After the acquisition of Telebanc, Caplan served as chief financial products officer and managing director of E-Trade North America. He also became chairman of the board and CEO of E-Trade Bank. In 2002, Caplan was named president and COO of E-Trade Financial. In January 2003, after the departure of Christos Cotsakos, Caplan became CEO and director of E-Trade Financial.

During his term as CEO, Caplan was instrumental in the strategic acquisitions of Harrisdirect from Bank of Montreal and BrownCo from JPMorgan Chase.

During the credit crisis of 2007, Caplan was criticized for investing in risky and complex debt instruments. He stepped down as CEO of E-Trade on November 29, 2007. That same day, an agreement with Citadel LLC was announced resulting in a cash infusion of $2.5B. Caplan later received severance pay of $10.9 million, which was two times the sum of his base salary and bonus during 2006.

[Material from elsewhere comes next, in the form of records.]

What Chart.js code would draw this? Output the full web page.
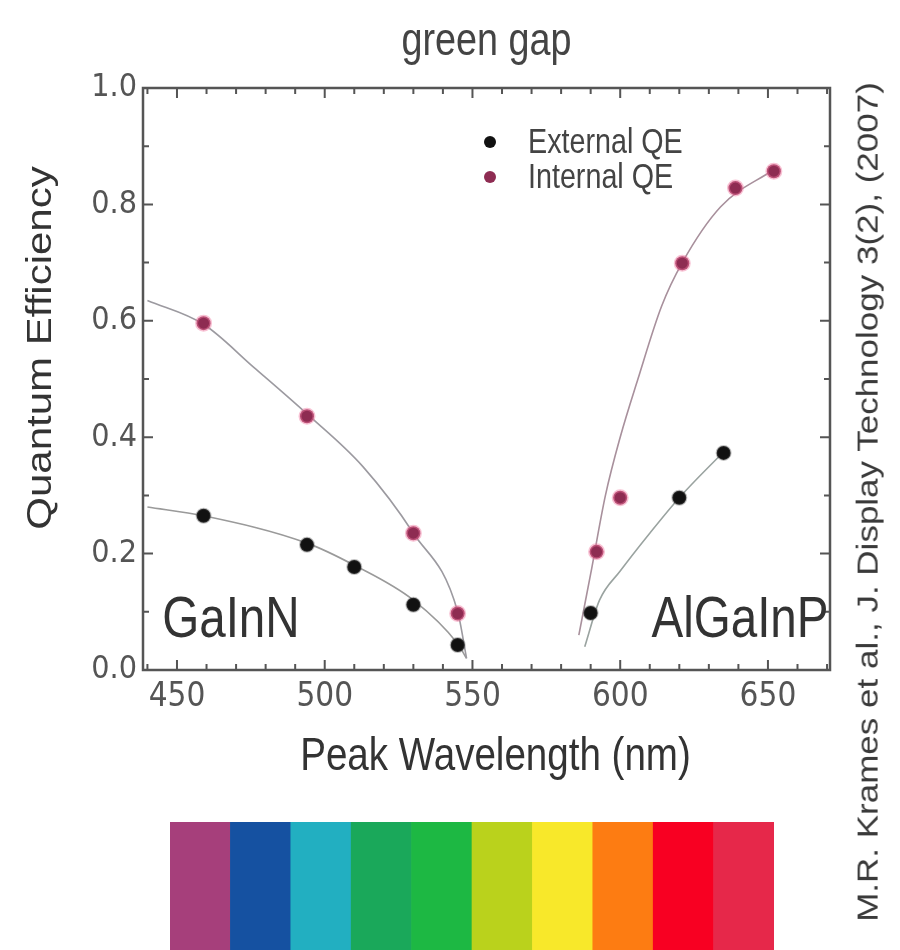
<!DOCTYPE html>
<html lang="en">
<head>
    <meta charset="UTF-8">
    <title>Green gap - Quantum Efficiency</title>
    <script src="https://cdn.jsdelivr.net/npm/chart.js"></script>
    <style>
        body { margin: 0; background: #fff; }
        #wrap { position: relative; width: 900px; height: 950px; overflow: hidden; }
        #qe { position: absolute; left: 0; top: 0; }
        #cite {
            position: absolute; left: 418px; top: 482px; width: 900px; height: 40px;
            line-height: 40px; text-align: center; white-space: nowrap;
            font: 35px "Liberation Sans", Arial, sans-serif; color: #3a3a3a;
            transform: rotate(-90deg) scaleY(0.82);
        }
        #bar { position: absolute; left: 170px; top: 822px; width: 604px; height: 128px; }
    </style>
</head>
<body>
<div id="wrap">
    <canvas id="qe" width="900" height="800"></canvas>
    <div id="cite">M.R. Krames et al., J. Display Technology 3(2), (2007)</div>
    <div id="bar"><canvas id="spectrum" width="604" height="128"></canvas></div>
</div>

<script>
    const extGaInN_x = [459, 494, 510, 530, 545];
    const extGaInN_y = [0.265, 0.215, 0.177, 0.112, 0.043];
    const extAlGaInP_x = [590, 620, 635];
    const extAlGaInP_y = [0.098, 0.296, 0.373];

    const intGaInN_x = [459, 494, 530, 545];
    const intGaInN_y = [0.596, 0.436, 0.235, 0.097];
    const intAlGaInP_x = [592, 600, 621, 639, 652];
    const intAlGaInP_y = [0.203, 0.296, 0.699, 0.828, 0.857];

    // guide curves
    const fitIntGaInN_x = [440, 459, 476, 494, 513, 530, 545, 548];
    const fitIntGaInN_y = [0.635, 0.594, 0.52, 0.44, 0.349, 0.235, 0.10, 0.02];
    const fitExtGaInN_x = [440, 459, 494, 510, 530, 545, 548];
    const fitExtGaInN_y = [0.28, 0.265, 0.218, 0.18, 0.12, 0.045, 0.02];
    const fitIntAlGaInP_x = [586, 590, 595, 600, 606, 614, 621, 634, 652];
    const fitIntAlGaInP_y = [0.06, 0.165, 0.30, 0.40, 0.50, 0.625, 0.70, 0.796, 0.86];
    const fitExtAlGaInP_x = [588, 593, 600, 610, 620, 635];
    const fitExtAlGaInP_y = [0.04, 0.12, 0.17, 0.235, 0.296, 0.375];

    // axes
    const xTickValues = [440, 450, 460, 470, 480, 490, 500, 510, 520, 530, 540, 550,
                         560, 570, 580, 590, 600, 610, 620, 630, 640, 650, 660, 670];
    const xLabelStep = 50;
    const yLabelStep = 0.2;

    // texts
    const chartTitle = 'green gap';
    const xTitle = 'Peak Wavelength (nm)';
    const yTitle = 'Quantum Efficiency';
    const regionNames = ['GaInN', 'AlGaInP'];
    const regionX = [445, 670.5];
    const regionY = [0.057, 0.057];
    const legendNames = ['External QE', 'Internal QE'];

    // spectrum strip
    const spectrumNames = ['violet', 'blue', 'cyan', 'blue-green', 'green', 'yellow-green', 'yellow', 'orange', 'red', 'deep red'];
    const spectrumValues = [1, 1, 1, 1, 1, 1, 1, 1, 1, 1];
    const spectrumColors = ['#a63f7b', '#1551a1', '#22afc1', '#1aa85a', '#1db843', '#bad21c', '#f8e82a', '#fd7c12', '#f80022', '#e6284a'];

    const CONDENSED = '"DejaVu Sans Condensed", "Liberation Sans", sans-serif';
    const SANS = '"Liberation Sans", Arial, sans-serif';
    const SQUEEZE = 0.82;   // the original figure is squeezed horizontally
    const EXT_COLOR = '#111111';
    const INT_COLOR = '#8e2c52';

    function pts(xs, ys) {
        return xs.map((v, i) => ({ x: v, y: ys[i] }));
    }

    function fitLine(xs, ys, color) {
        return {
            data: pts(xs, ys),
            showLine: true,
            borderColor: color,
            borderWidth: 1.6,
            pointRadius: 0,
            cubicInterpolationMode: 'monotone',
            fill: false
        };
    }

    // horizontal text, squeezed like the source image
    function narrowText(ctx, text, x, y, size, align, baseline, color) {
        ctx.save();
        ctx.font = size + 'px ' + SANS;
        ctx.fillStyle = color;
        ctx.textAlign = align;
        ctx.textBaseline = baseline;
        ctx.translate(x, y);
        ctx.scale(SQUEEZE, 1);
        ctx.fillText(text, 0, 0);
        ctx.restore();
    }

    const overlay = {
        id: 'overlay',
        afterDatasetsDraw(chart) {
            const { ctx, chartArea: a, scales: { x, y } } = chart;
            ctx.save();
            ctx.strokeStyle = '#555';
            ctx.lineWidth = 2;

            // inward tick marks on all four sides
            ctx.beginPath();
            x.ticks.forEach(t => {
                const px = x.getPixelForValue(t.value);
                const len = t.value % xLabelStep === 0 ? 10 : 6;
                ctx.moveTo(px, a.bottom); ctx.lineTo(px, a.bottom - len);
                ctx.moveTo(px, a.top); ctx.lineTo(px, a.top + len);
            });
            y.ticks.forEach(t => {
                const py = y.getPixelForValue(t.value);
                const r = t.value / yLabelStep;
                const len = Math.abs(r - Math.round(r)) < 1e-6 ? 10 : 6;
                ctx.moveTo(a.left, py); ctx.lineTo(a.left + len, py);
                ctx.moveTo(a.right, py); ctx.lineTo(a.right - len, py);
            });
            ctx.stroke();

            // frame
            ctx.lineWidth = 2.5;
            ctx.strokeRect(a.left, a.top, a.right - a.left, a.bottom - a.top);
            ctx.restore();

            // titles
            narrowText(ctx, chartTitle, (a.left + a.right) / 2, 42, 46, 'center', 'middle', '#444');
            narrowText(ctx, xTitle, (a.left + a.right) / 2 + 9, 757, 47, 'center', 'middle', '#333');

            ctx.save();
            ctx.font = '42px ' + SANS;
            ctx.fillStyle = '#333';
            ctx.textAlign = 'center';
            ctx.textBaseline = 'middle';
            ctx.translate(42, 348);
            ctx.rotate(-Math.PI / 2);
            ctx.scale(1, SQUEEZE);
            ctx.fillText(yTitle, 0, 0);
            ctx.restore();

            // material labels
            regionNames.forEach((name, i) => {
                narrowText(ctx, name, x.getPixelForValue(regionX[i]), y.getPixelForValue(regionY[i]),
                    58, i === 0 ? 'left' : 'right', 'alphabetic', '#333');
            });

            // legend
            const lx = a.left + 347, ly = a.top + 54;
            [EXT_COLOR, INT_COLOR].forEach((c, i) => {
                ctx.save();
                ctx.fillStyle = c;
                ctx.beginPath();
                ctx.arc(lx, ly + i * 35, 6, 0, Math.PI * 2);
                ctx.fill();
                ctx.restore();
                narrowText(ctx, legendNames[i], lx + 38, ly + i * 35 + 1, 35, 'left', 'middle', '#444');
            });
        }
    };

    new Chart(document.getElementById('qe'), {
        type: 'scatter',
        data: {
            datasets: [
                {
                    label: legendNames[0],
                    data: pts(extGaInN_x, extGaInN_y).concat(pts(extAlGaInP_x, extAlGaInP_y)),
                    backgroundColor: EXT_COLOR,
                    borderColor: 'rgba(80,80,80,0.35)',
                    borderWidth: 2,
                    pointRadius: 7
                },
                {
                    label: legendNames[1],
                    data: pts(intGaInN_x, intGaInN_y).concat(pts(intAlGaInP_x, intAlGaInP_y)),
                    backgroundColor: INT_COLOR,
                    borderColor: 'rgba(240,120,160,0.45)',
                    borderWidth: 3,
                    pointRadius: 7
                },
                fitLine(fitIntGaInN_x, fitIntGaInN_y, '#9c9aa0'),
                fitLine(fitExtGaInN_x, fitExtGaInN_y, '#9a9a9a'),
                fitLine(fitIntAlGaInP_x, fitIntAlGaInP_y, '#a8909c'),
                fitLine(fitExtAlGaInP_x, fitExtAlGaInP_y, '#9aa3a0')
            ]
        },
        options: {
            responsive: false,
            animation: false,
            layout: { padding: { left: 0, right: 70, top: 88, bottom: 0 } },
            plugins: {
                legend: { display: false },
                tooltip: { enabled: false },
                title: { display: false }
            },
            scales: {
                x: {
                    type: 'linear',
                    min: 438.5,
                    max: 671,
                    afterBuildTicks: s => { s.ticks = xTickValues.map(v => ({ value: v })); },
                    afterFit: s => { s.height = 130; },
                    grid: { display: false, drawTicks: false },
                    border: { display: false },
                    ticks: {
                        color: '#555',
                        padding: 8,
                        maxRotation: 0,
                        autoSkip: false,
                        font: { family: CONDENSED, size: 33 },
                        callback: v => (v % xLabelStep === 0 ? v : '')
                    }
                },
                y: {
                    type: 'linear',
                    min: 0,
                    max: 1,
                    afterFit: s => { s.width = 143; },
                    grid: { display: false, drawTicks: false },
                    border: { display: false },
                    ticks: {
                        stepSize: 0.1,
                        color: '#555',
                        padding: 6,
                        autoSkip: false,
                        font: { family: CONDENSED, size: 32 },
                        callback: v => {
                            const r = v / yLabelStep;
                            return Math.abs(r - Math.round(r)) < 1e-6 ? v.toFixed(1) : '';
                        }
                    }
                }
            }
        },
        plugins: [overlay]
    });

    new Chart(document.getElementById('spectrum'), {
        type: 'bar',
        data: {
            labels: spectrumNames,
            datasets: [{
                data: spectrumValues,
                backgroundColor: spectrumColors,
                borderWidth: 0,
                barPercentage: 1,
                categoryPercentage: 1
            }]
        },
        options: {
            responsive: false,
            animation: false,
            layout: { padding: 0 },
            plugins: { legend: { display: false }, tooltip: { enabled: false } },
            scales: {
                x: { display: false },
                y: { display: false, min: 0, max: 1 }
            }
        }
    });
</script>
</body>
</html>
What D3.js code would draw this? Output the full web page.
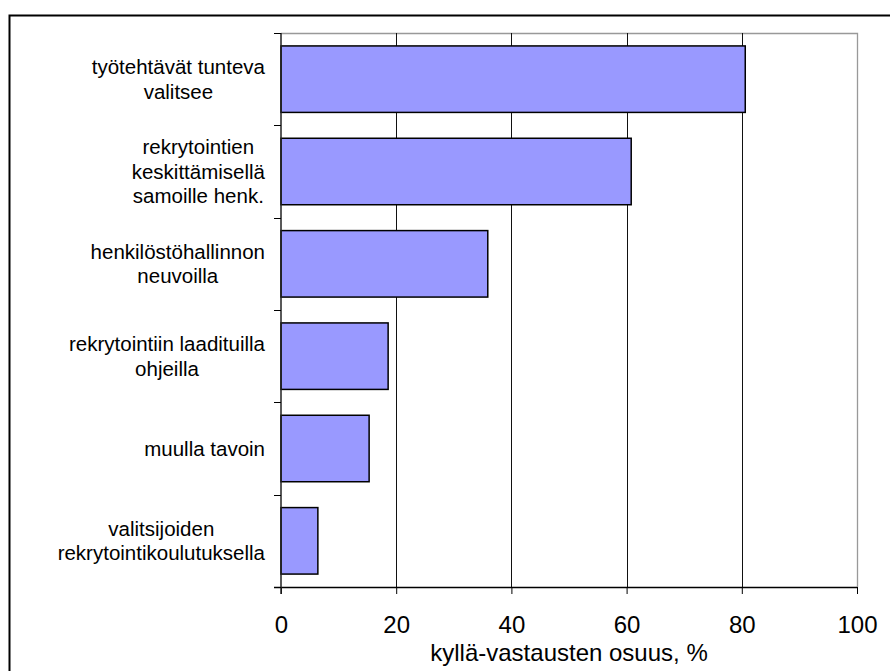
<!DOCTYPE html>
<html>
<head>
<meta charset="utf-8">
<script src="https://cdn.jsdelivr.net/npm/d3@7"></script>
<style>
  html, body { margin: 0; padding: 0; background: #fff; }
  svg { display: block; font-family: "Liberation Sans", Arial, sans-serif; }
</style>
</head>
<body>
<svg id="chart" width="890" height="671"></svg>
<script>
// Category labels (line breaks as drawn) and their "yes" shares in percent
const categories = [
  "työtehtävät tunteva|valitsee",
  "rekrytointien|keskittämisellä|samoille henk.",
  "henkilöstöhallinnon|neuvoilla",
  "rekrytointiin laadituilla|ohjeilla",
  "muulla tavoin",
  "valitsijoiden|rekrytointikoulutuksella"
];
const values = [80.6, 60.8, 35.9, 18.6, 15.3, 6.4];
const xTicks = [0, 20, 40, 60, 80, 100];
const xTitle = "kyllä-vastausten osuus, %";

const svg = d3.select("#chart");
const plot = { left: 281, right: 857, top: 33, bottom: 587 };

// outer chart-area border
svg.append("rect")
  .attr("x", 9.5).attr("y", 15.5)
  .attr("width", 900).attr("height", 700)
  .attr("fill", "none").attr("stroke", "#000").attr("stroke-width", 2);

const x = d3.scaleLinear().domain([0, 100]).range([plot.left, plot.right]);
const y = d3.scaleBand().domain(categories)
  .range([plot.top, plot.bottom])
  .paddingInner(0.28).paddingOuter(0.14);

// plot frame (top and right edges, gray)
svg.append("path")
  .attr("d", `M${plot.left},${plot.top + 0.5}H${plot.right + 0.5}V${plot.bottom}`)
  .attr("fill", "none").attr("stroke", "#999").attr("stroke-width", 1.3);

// vertical gridlines
svg.append("g")
  .selectAll("line")
  .data(xTicks.filter(t => t > 0 && t < 100))
  .join("line")
  .attr("x1", d => Math.round(x(d)) + 0.5).attr("x2", d => Math.round(x(d)) + 0.5)
  .attr("y1", plot.top).attr("y2", plot.bottom)
  .attr("stroke", "#111").attr("stroke-width", 1);

// bars
svg.append("g")
  .selectAll("rect")
  .data(categories.map((c, i) => ({ c, v: values[i] })))
  .join("rect")
  .attr("x", x(0))
  .attr("y", d => y(d.c))
  .attr("width", d => x(d.v) - x(0))
  .attr("height", y.bandwidth())
  .attr("fill", "#9999ff")
  .attr("stroke", "#000")
  .attr("stroke-width", 1.5);

// x axis
const xAxis = svg.append("g")
  .attr("transform", `translate(0,${plot.bottom})`)
  .call(d3.axisBottom(x).tickValues(xTicks).tickSize(7).tickPadding(0).tickFormat(d3.format("d")));
xAxis.select(".domain").attr("stroke", "#000").attr("stroke-width", 1.5)
  .attr("d", `M${plot.left - 7},0.5H${plot.right}`);
xAxis.selectAll(".tick line").attr("stroke", "#000");
xAxis.selectAll(".tick text")
  .attr("y", 46).attr("dy", null)
  .attr("fill", "#000")
  .style("font-size", "24px")
  .style("font-family", "'Liberation Sans', Arial, sans-serif");

// x axis title
svg.append("text")
  .attr("x", (plot.left + plot.right) / 2)
  .attr("y", 661)
  .attr("text-anchor", "middle")
  .style("font-size", "24px")
  .text(xTitle);

// y axis line and boundary ticks between categories
const yEdges = d3.range(categories.length + 1).map(i => plot.top + i * y.step());
svg.append("line")
  .attr("x1", plot.left).attr("x2", plot.left)
  .attr("y1", plot.top).attr("y2", plot.bottom + 7)
  .attr("stroke", "#222").attr("stroke-width", 1.5);
svg.append("g")
  .selectAll("line")
  .data(yEdges)
  .join("line")
  .attr("x1", plot.left - 7).attr("x2", plot.left)
  .attr("y1", d => Math.round(d) + 0.5).attr("y2", d => Math.round(d) + 0.5)
  .attr("stroke", "#000").attr("stroke-width", 1);

// category labels: centered lines, block right-aligned to the axis
const fs = 20.5, lh = 24.5, labelRight = 265;
const labels = svg.append("g").style("font-size", fs + "px");
categories.forEach(c => {
  const lines = c.split("|");
  const cy = y(c) + y.bandwidth() / 2;
  const t = labels.append("text").attr("text-anchor", "middle").attr("fill", "#000");
  lines.forEach((ln, i) => {
    t.append("tspan")
      .attr("y", cy + (i - (lines.length - 1) / 2) * lh + 0.36 * fs)
      .text(ln);
  });
  const maxW = d3.max(t.selectAll("tspan").nodes(), n => n.getComputedTextLength());
  t.selectAll("tspan").attr("x", labelRight - maxW / 2);
});
</script>
</body>
</html>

From October 2008 to 2010 Caplan served as a senior advisor with Aquiline Capital Partners, a private equity firm based in New York, which invests in financial services enterprises and industries including property and casualty insurance, banking, securities, asset management, life insurance and financial technology.

In 2010 Caplan became CEO of Jefferson National, a financial services firm that specializes in servicing registered investment advisers and their clients. In his time at Jefferson National, Caplan has oversaw a management buyout from CNO Financial Group Inc. (then Conseco Inc.) in 2012.

In 2018, Professional Capital Services, an independent retirement services platform, announced the appointment of Mitch Caplan to its board of directors.